= Off-hook tone =

Audible alert on a telephone left off-hook

The off-hook tone (also off-hook warning, howling tone, or howler tone) is a telephony signal for alerting a user that the telephone has been left off-hook without use for an extended period, effectively disabling the telephone line.

==North America==
The off-hook tone in exchanges of the North American Numbering Plan consists of a superposition of tones with the frequencies 1400 Hz, 2060 Hz, 2450 Hz, and 2600 Hz, played at a cadence of 100 ms on and 100 ms off. The signal is applied to the local loop by the switching system for permanent signal treatment to alert an end user (subscriber) of an off-hook condition of the telephone set, i.e. that the telephone handset should be placed on-hook.

Before playing the signal, a certain timeout has to elapse, and on some systems an intercept message is announced (e.g. "If you'd like to make a call, please hang up and try again. If you need help, hang up and then dial your operator. This is a recording.").

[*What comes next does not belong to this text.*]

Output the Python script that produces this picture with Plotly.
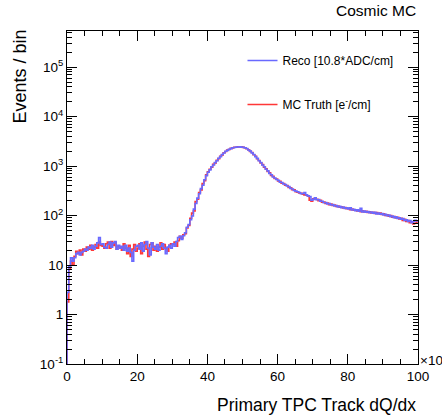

A single burst of off-hook tone is sometimes used to indicate to a party that the call is being transferred, notably at 1-800-BELL-SOUTH (800-235-5768).

Some central office switches in the United States, notably older GTD-5 EAX systems, utilize a single frequency tone, 480 Hz, known as High Tone for this purpose. In either case, the tone is substantially louder than any other signal transmitted over a copper POTS circuit; loud enough to be heard across a room from an unused off-hook telephone.

==Howler==
In the United Kingdom, a warbling signal sounding rather like an alarm siren is played at steadily increasing volume to a telephone left off-hook and unused on telephone lines provided by the BT Group and many PABX extensions. It is sometimes referred to as a howler.

In some cases it is composed of the DTMF tones * and # played alternately.

Telephone lines provided by NTL/Virgin Media tend to use the American-style tones, including a recorded message.